1. Weight and Body Mass Index (BMI)
Being too light or too heavy can increase our chances of ill health. BMI is a measure of weight in relation to height and can be a useful indicator of health – current wisdom says a BMI of 18.5 to 24.9 is healthy. It doesn’t, however, take into account body composition. Some experts say BMI leads short people to believe they’re thinner than they are and tall people to believe they’re fatter. ‘But it’s still an indicator of how you’re doing,’ says HFG expert Professor David Haslam, chair of the National Obesity Forum. ‘If your BMI goes up or down from your norm, it’s handy to know and ask yourself why.
‘Recent studies also show that, as we age, being a bit heavier and maintaining weight can be better for our health,’ adds David. ‘Those aged 70 and over are better off with a BMI of between 20 and 30, as weight loss can lead to a reduction in muscle mass and bone density.’
Calculate it by taking your weight in kg and dividing it by your height in metres squared – or simply download a free BMI calculator for an iPhone, iPad or iPod touch via nhs.uk/tools.
2. Body fat
BMI and weight alone can’t identify how much of your body is muscle, fat, bone or water. One way to measure these is by Bioelectrical Impedance Analysis (BIA), which uses electrodes to estimate your total body water, then fat-free body mass and body fat (the most accurate BIA devices are known as tetrapolar and have at least four electrodes). Ideal levels of body fat are 18–24% for men and 18–30% for women.
We like the Tanita body composition BIA scales, which have inbuilt electrodes in the foot sensor pads.
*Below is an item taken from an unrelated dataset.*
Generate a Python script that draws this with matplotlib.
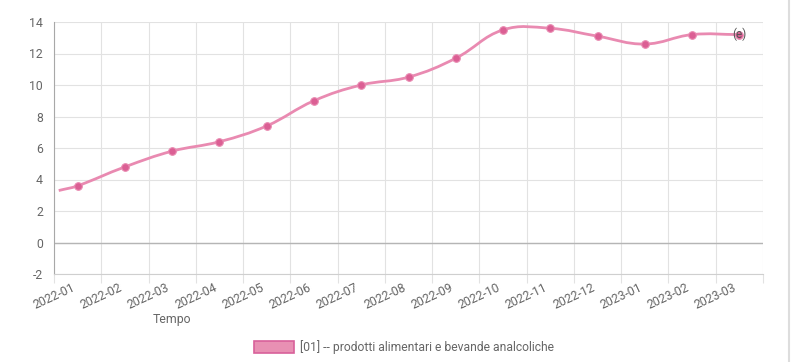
import numpy as np
import matplotlib.pyplot as plt
from matplotlib.path import Path
from matplotlib.patches import PathPatch, Patch

plt.rcParams['font.family'] = ['Roboto', 'DejaVu Sans']
plt.rcParams['axes.unicode_minus'] = False

months = ['2022-01', '2022-02', '2022-03', '2022-04', '2022-05', '2022-06', '2022-07',
          '2022-08', '2022-09', '2022-10', '2022-11', '2022-12', '2023-01', '2023-02', '2023-03']
# points sit in the middle of each month
values = [3.6, 4.8, 5.8, 6.4, 7.4, 9.0, 10.0, 10.5, 11.7, 13.5, 13.6, 13.1, 12.6, 13.2, 13.2]
start_value = 3.3   # line begins just right of the axis, no marker there
series_name = '[01] -- prodotti alimentari e bevande analcoliche'
estimate_flag = '(e)'

line_col = '#e98ab1'
dot_col = '#db5f94'
grid_col = '#e2e2e2'
text_col = '#666666'

fig = plt.figure(figsize=(7.91, 3.62), dpi=100)
ax = fig.add_axes([54 / 791, 1 - 274 / 362, (763 - 54) / 791, (274 - 22) / 362])

ax.set_xlim(0, 15)
ax.set_ylim(-2, 14)

xs = np.array([0.1] + [i + 0.5 for i in range(len(values))])
ys = np.array([start_value] + values)

# Chart.js style bezier (tension 0.4), computed in pixel space
sx, sy = 709 / 15, 252 / 16
px, py = xs * sx, ys * sy
t = 0.4
n = len(px)
cp_prev = np.zeros((n, 2))
cp_next = np.zeros((n, 2))
for i in range(n):
    p0 = (px[max(i - 1, 0)], py[max(i - 1, 0)])
    p1 = (px[i], py[i])
    p2 = (px[min(i + 1, n - 1)], py[min(i + 1, n - 1)])
    d01 = np.hypot(p1[0] - p0[0], p1[1] - p0[1])
    d12 = np.hypot(p2[0] - p1[0], p2[1] - p1[1])
    s01 = d01 / (d01 + d12) if d01 + d12 else 0
    s12 = d12 / (d01 + d12) if d01 + d12 else 0
    fa, fb = t * s01, t * s12
    cp_prev[i] = (p1[0] - fa * (p2[0] - p0[0]), p1[1] - fa * (p2[1] - p0[1]))
    cp_next[i] = (p1[0] + fb * (p2[0] - p0[0]), p1[1] + fb * (p2[1] - p0[1]))

verts = [(xs[0], ys[0])]
codes = [Path.MOVETO]
for i in range(n - 1):
    verts += [(cp_next[i][0] / sx, cp_next[i][1] / sy),
              (cp_prev[i + 1][0] / sx, cp_prev[i + 1][1] / sy),
              (xs[i + 1], ys[i + 1])]
    codes += [Path.CURVE4] * 3
ax.add_patch(PathPatch(Path(verts, codes), fill=False, edgecolor=line_col, lw=2, zorder=3))

ax.scatter(xs[1:], ys[1:], s=30, color=dot_col, edgecolor=line_col, linewidth=0.8, zorder=4)
ax.text(xs[-1], ys[-1], estimate_flag, ha='center', va='center', fontsize=8.5,
        color='#555555', zorder=5)

ax.set_yticks(range(-2, 15, 2))
ax.set_xticks(range(16))
ax.set_xticklabels(months + [''], rotation=25, ha='center', va='top')
ax.tick_params(axis='x', length=6.5, color=grid_col, labelsize=8.8, labelcolor=text_col, pad=-1.2)
ax.tick_params(axis='y', length=0, labelsize=8.8, labelcolor=text_col, pad=8)
ax.grid(True, color=grid_col, lw=0.8)
ax.set_axisbelow(True)
ax.axhline(0, color='#b5b5b5', lw=1, zorder=1)
for side in ['top', 'right']:
    ax.spines[side].set_visible(False)
ax.spines['left'].set_color('#a8a8a8')
ax.spines['bottom'].set_color('#cfcfcf')

fig.text(172 / 791, 1 - 320 / 362, 'Tempo', ha='center', va='center', fontsize=8.8, color=text_col)

fig.legend(handles=[Patch(facecolor='#e890b3', edgecolor='#d8609a', lw=1.2, label=series_name)],
           loc='center', bbox_to_anchor=(404 / 791, 1 - 347 / 362), frameon=False, fontsize=8.7,
           handlelength=3.3, handleheight=1.1, labelcolor=text_col, handletextpad=0.5)

fig.add_artist(plt.Line2D([789 / 791, 789 / 791], [0, 1], color='#dddddd', lw=1.5))

fig.savefig('out.png', dpi=100)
Many gyms now have scales that measure the amount of fat you have, as well as your weight.
3. Abdominal fat
Waist size This is a measurement of the widest part of your waist, where your belly button is. A healthy waist measurement for men should be no greater than 94cm (37in) and for women, no more than 80cm (31.5in). Above this you have a higher risk of health problems – and the further away from these measurements your waist is, the greater the risk.
Waist-to-hip ratio Your waist should be smaller than your hips for optimal health. Measure your waist, then your hips (around the widest part) and divide your waist measurement by your hip measurement. A ratio of 1 or more in men or 0.85 or more in women indicates you’re carrying too much fat around your middle.
Can you move in all the ways you want to? Are you able to twist your torso and look behind you? Flexibility is important for our bodies, to help prevent strains and protect against joint pain. A good gym will have a range of flexibility tests, but here’s one you can do at home:
Sit down with your legs stretched out in front of you with your feet flat against a wall. How close your fingers can get to the wall gives you a measure of how flexible you are. If you can get your palms on the wall touch, it’s a top score; if your fingers reach, that’s good; average is 1cm–12cm away (men) or 1cm–10cm (women); poor is over 13cm away (men) or over 11cm (women).
5. Resting heart rate
The best time to measure your resting heart rate (RHR) is first thing in the morning before you get out of bed. The NHS states that most adults have an RHR of 60–100 bpm. The fitter you are, the lower it is (some athletes may have an RHR of 40–60bpm or lower!) Your risk of cardiovascular disease and death from other diseases reduces as your heart rate decreases. If you think your RHR is consistently under 40 or over 120bpm, see your GP – although this could just be normal for you.
Find the pulse on the inside of your wrist and put your index and middle finger on the thumb side. Count the beats for one minute (bmp) (or 30 seconds, then multiply by two).
There are smartphone apps that let you keep track of your heart rate at various times of day. We like Azumio Instant Heart Rate.